* [What to produce]: Copy all of the material exactly. Pictures are not to appear in the copy.

* [Data extract]:
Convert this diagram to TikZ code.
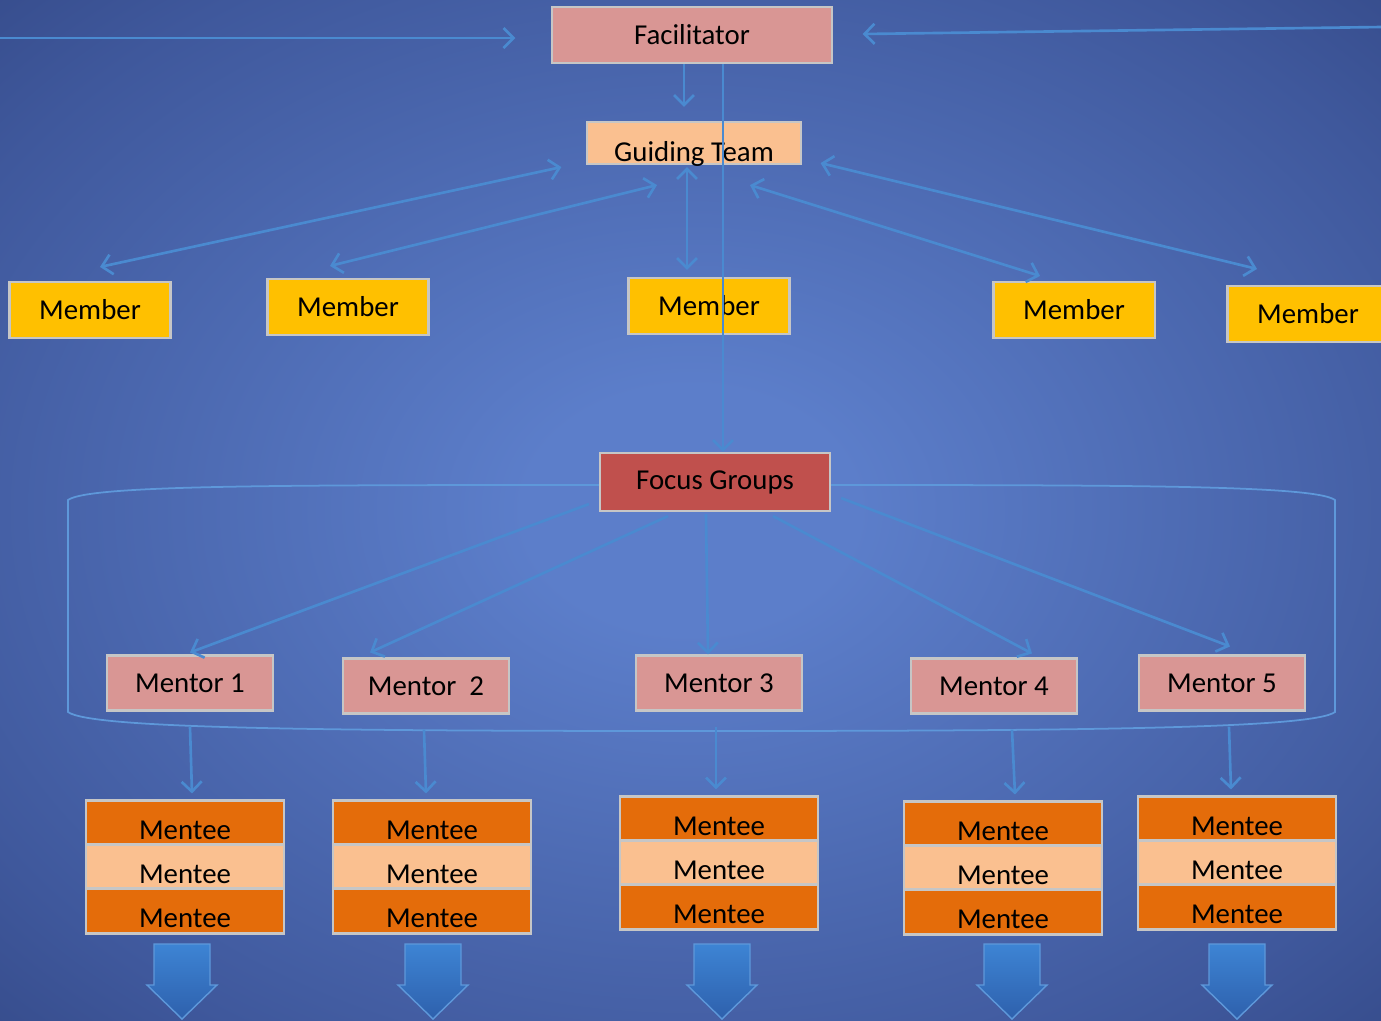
\documentclass[tikz,border=0pt]{standalone}
\usepackage{fontspec}
\setmainfont{Carlito}
\usetikzlibrary{arrows.meta}

\definecolor{bgin}{HTML}{5C7ECA}
\definecolor{bgmid}{HTML}{3F589C}
\definecolor{bgout}{HTML}{24346A}
\definecolor{linkblue}{HTML}{4A8AD0}
\definecolor{rimblue}{HTML}{5E98DA}
\definecolor{pinkbox}{HTML}{D99694}
\definecolor{peach}{HTML}{FAC090}
\definecolor{gold}{HTML}{FFC000}
\definecolor{redbox}{HTML}{C0504D}
\definecolor{orangebox}{HTML}{E46C0A}
\definecolor{arrtop}{HTML}{3D84D4}
\definecolor{arrbot}{HTML}{2E60AC}

\pgfdeclareradialshading{backdrop}{\pgfpoint{0bp}{0bp}}{color(0bp)=(bgin); color(6bp)=(bgin); color(30bp)=(bgmid); color(50bp)=(bgout)}

\tikzset{
    box/.style={draw=gray!45, line width=0.6pt, inner sep=0pt, text=black,
        font=\fontsize{8.2}{10}\selectfont},
    member/.style={box, fill=gold, minimum width=1.61cm, minimum height=0.56cm},
    mentor/.style={box, fill=pinkbox, minimum width=1.66cm, minimum height=0.55cm},
    mentee/.style={box, minimum width=1.98cm, inner ysep=0.06cm, text height=0.33cm, text depth=0pt},
    link/.style={draw=linkblue, line width=0.75pt, -{Straight Barb[length=1mm,width=2mm]}},
    twoway/.style={link, {Straight Barb[length=1mm,width=2mm]}-{Straight Barb[length=1mm,width=2mm]}}
}

\begin{document}
\begin{tikzpicture}[x=0.01cm, y=-0.01cm]
            \path[use as bounding box, clip] (0,0) rectangle (1381,1020);
            \shade[shading=backdrop] (0,0) rectangle (1381,1020);
            % frame round the mentors
            \draw [rimblue, line width=0.5pt] (68,500) .. controls (90,484) and (300,485) .. (700,485)
                .. controls (1100,485) and (1313,484) .. (1335,500) -- (1335,712)
                .. controls (1313,728) and (1100,731) .. (700,731)
                .. controls (300,731) and (90,728) .. (68,712) -- cycle;

            \node [box, fill=pinkbox, minimum width=2.79cm, minimum height=0.56cm] (fac) at (692,35) {Facilitator};
            \node [box, fill=peach, minimum width=2.13cm, inner ysep=0.03cm, text height=0.36cm, text depth=0pt] (gt) at (694,143) {Guiding Team};
            \node [member] (m1) at (90,310) {Member};
            \node [member] (m2) at (348,307) {Member};
            \node [member] (m3) at (709,306) {Member};
            \node [member] (m4) at (1074,310) {Member};
            \node [member] (m5) at (1308,314) {Member};
            \node [box, fill=redbox, minimum width=2.30cm, minimum height=0.58cm] (fg) at (715,482) {Focus Groups};
            \node [mentor] (mt1) at (190,683) {Mentor 1};
            \node [mentor] (mt2) at (426,686) {Mentor\ \ 2};
            \node [mentor] (mt3) at (719,683) {Mentor 3};
            \node [mentor] (mt4) at (994,686) {Mentor 4};
            \node [mentor] (mt5) at (1222,683) {Mentor 5};
            \foreach \n/\x/\y in {1/185/801, 2/432/801, 3/719/797, 4/1003/802, 5/1237/797}
                {\node [mentee, fill=orangebox] (me\n-1) at (\x,\y+22) {Mentee};
                \node [mentee, fill=peach] (me\n-2) at (\x,\y+66) {Mentee};
                \node [mentee, fill=orangebox] (me\n-3) at (\x,\y+110) {Mentee};}

            % into the facilitator
            \coordinate (inl) at (0,38);
            \coordinate (inr) at (1381,27);
            \draw [link] (inl) -- ([shift={(-36,3)}]fac.west);
            \draw [link] (inr) -- ([shift={(30,-1)}]fac.east);
            \draw [link] ([shift={(-8,0)}]fac.south) -- ([shift={(-10,-14)}]gt.north);
            \draw [link] ([shift={(31,0)}]fac.south) -- ([shift={(8,0)}]fg.north);

            % guiding team and members
            \draw [twoway] ([shift={(-25,2)}]gt.south west) -- ([shift={(10,-14)}]m1.north);
            \draw [twoway] ([shift={(-37,20)}]gt.south) -- ([shift={(-18,-12)}]m2.north);
            \draw [twoway] ([shift={(-7,2)}]gt.south) -- ([shift={(-22,-7)}]m3.north);
            \draw [twoway] ([shift={(56,20)}]gt.south) -- ([shift={(-34,-5)}]m4.north);
            \draw [twoway] ([shift={(19,-2)}]gt.south east) -- ([shift={(-51,-16)}]m5.north);

            % focus groups to mentors
            \draw [link] ([shift={(-10,-8)}]fg.south west) -- ([shift={(0,-2)}]mt1.north);
            \draw [link] ([shift={(-47,4)}]fg.south) -- ([shift={(-56,-5)}]mt2.north);
            \draw [link] ([shift={(-9,2)}]fg.south) -- ([shift={(-11,0)}]mt3.north);
            \draw [link] ([shift={(58,4)}]fg.south) -- ([shift={(38,-4)}]mt4.north);
            \draw [link] ([shift={(10,-14)}]fg.south east) -- ([shift={(8,-8)}]mt5.north);

            % mentors to mentees
            \foreach \n/\a/\b in {1/0/7, 2/-2/-6, 3/-3/-3, 4/18/12, 5/7/-6}
                \draw [link] ([shift={(\a,15)}]mt\n.south) -- ([shift={(\b,-6)}]me\n-1.north);

            % block arrows
            \foreach \x in {182,433,722,1012,1237}
                \shade [top color=arrtop, bottom color=arrbot, draw=rimblue, line width=0.4pt]
                    (\x-28,944) -- (\x+28,944) -- (\x+28,985) -- (\x+35,985) -- (\x,1019)
                    -- (\x-35,985) -- (\x-28,985) -- cycle;
\end{tikzpicture}
\end{document}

* [Result for this task]:
Convert this diagram to TikZ code.
\documentclass[tikz,border=0pt]{standalone}
\usepackage{fontspec}
\setmainfont{Carlito}
\usetikzlibrary{arrows.meta}

\definecolor{bgin}{HTML}{5C7ECA}
\definecolor{bgmid}{HTML}{3F589C}
\definecolor{bgout}{HTML}{24346A}
\definecolor{linkblue}{HTML}{4A8AD0}
\definecolor{rimblue}{HTML}{5E98DA}
\definecolor{pinkbox}{HTML}{D99694}
\definecolor{peach}{HTML}{FAC090}
\definecolor{gold}{HTML}{FFC000}
\definecolor{redbox}{HTML}{C0504D}
\definecolor{orangebox}{HTML}{E46C0A}
\definecolor{arrtop}{HTML}{3D84D4}
\definecolor{arrbot}{HTML}{2E60AC}

\pgfdeclareradialshading{backdrop}{\pgfpoint{0bp}{0bp}}{color(0bp)=(bgin); color(6bp)=(bgin); color(30bp)=(bgmid); color(50bp)=(bgout)}

\tikzset{
    box/.style={draw=gray!45, line width=0.6pt, inner sep=0pt, text=black,
        font=\fontsize{8.2}{10}\selectfont},
    member/.style={box, fill=gold, minimum width=1.61cm, minimum height=0.56cm},
    mentor/.style={box, fill=pinkbox, minimum width=1.66cm, minimum height=0.55cm},
    mentee/.style={box, minimum width=1.98cm, inner ysep=0.06cm, text height=0.33cm, text depth=0pt},
    link/.style={draw=linkblue, line width=0.75pt, -{Straight Barb[length=1mm,width=2mm]}},
    twoway/.style={link, {Straight Barb[length=1mm,width=2mm]}-{Straight Barb[length=1mm,width=2mm]}}
}

\begin{document}
\begin{tikzpicture}[x=0.01cm, y=-0.01cm]
            \path[use as bounding box, clip] (0,0) rectangle (1381,1020);
            \shade[shading=backdrop] (0,0) rectangle (1381,1020);
            % frame round the mentors
            \draw [rimblue, line width=0.5pt] (68,500) .. controls (90,484) and (300,485) .. (700,485)
                .. controls (1100,485) and (1313,484) .. (1335,500) -- (1335,712)
                .. controls (1313,728) and (1100,731) .. (700,731)
                .. controls (300,731) and (90,728) .. (68,712) -- cycle;

            \node [box, fill=pinkbox, minimum width=2.79cm, minimum height=0.56cm] (fac) at (692,35) {Facilitator};
            \node [box, fill=peach, minimum width=2.13cm, inner ysep=0.03cm, text height=0.36cm, text depth=0pt] (gt) at (694,143) {Guiding Team};
            \node [member] (m1) at (90,310) {Member};
            \node [member] (m2) at (348,307) {Member};
            \node [member] (m3) at (709,306) {Member};
            \node [member] (m4) at (1074,310) {Member};
            \node [member] (m5) at (1308,314) {Member};
            \node [box, fill=redbox, minimum width=2.30cm, minimum height=0.58cm] (fg) at (715,482) {Focus Groups};
            \node [mentor] (mt1) at (190,683) {Mentor 1};
            \node [mentor] (mt2) at (426,686) {Mentor\ \ 2};
            \node [mentor] (mt3) at (719,683) {Mentor 3};
            \node [mentor] (mt4) at (994,686) {Mentor 4};
            \node [mentor] (mt5) at (1222,683) {Mentor 5};
            \foreach \n/\x/\y in {1/185/801, 2/432/801, 3/719/797, 4/1003/802, 5/1237/797}
                {\node [mentee, fill=orangebox] (me\n-1) at (\x,\y+22) {Mentee};
                \node [mentee, fill=peach] (me\n-2) at (\x,\y+66) {Mentee};
                \node [mentee, fill=orangebox] (me\n-3) at (\x,\y+110) {Mentee};}

            % into the facilitator
            \coordinate (inl) at (0,38);
            \coordinate (inr) at (1381,27);
            \draw [link] (inl) -- ([shift={(-36,3)}]fac.west);
            \draw [link] (inr) -- ([shift={(30,-1)}]fac.east);
            \draw [link] ([shift={(-8,0)}]fac.south) -- ([shift={(-10,-14)}]gt.north);
            \draw [link] ([shift={(31,0)}]fac.south) -- ([shift={(8,0)}]fg.north);

            % guiding team and members
            \draw [twoway] ([shift={(-25,2)}]gt.south west) -- ([shift={(10,-14)}]m1.north);
            \draw [twoway] ([shift={(-37,20)}]gt.south) -- ([shift={(-18,-12)}]m2.north);
            \draw [twoway] ([shift={(-7,2)}]gt.south) -- ([shift={(-22,-7)}]m3.north);
            \draw [twoway] ([shift={(56,20)}]gt.south) -- ([shift={(-34,-5)}]m4.north);
            \draw [twoway] ([shift={(19,-2)}]gt.south east) -- ([shift={(-51,-16)}]m5.north);

            % focus groups to mentors
            \draw [link] ([shift={(-10,-8)}]fg.south west) -- ([shift={(0,-2)}]mt1.north);
            \draw [link] ([shift={(-47,4)}]fg.south) -- ([shift={(-56,-5)}]mt2.north);
            \draw [link] ([shift={(-9,2)}]fg.south) -- ([shift={(-11,0)}]mt3.north);
            \draw [link] ([shift={(58,4)}]fg.south) -- ([shift={(38,-4)}]mt4.north);
            \draw [link] ([shift={(10,-14)}]fg.south east) -- ([shift={(8,-8)}]mt5.north);

            % mentors to mentees
            \foreach \n/\a/\b in {1/0/7, 2/-2/-6, 3/-3/-3, 4/18/12, 5/7/-6}
                \draw [link] ([shift={(\a,15)}]mt\n.south) -- ([shift={(\b,-6)}]me\n-1.north);

            % block arrows
            \foreach \x in {182,433,722,1012,1237}
                \shade [top color=arrtop, bottom color=arrbot, draw=rimblue, line width=0.4pt]
                    (\x-28,944) -- (\x+28,944) -- (\x+28,985) -- (\x+35,985) -- (\x,1019)
                    -- (\x-35,985) -- (\x-28,985) -- cycle;
\end{tikzpicture}
\end{document}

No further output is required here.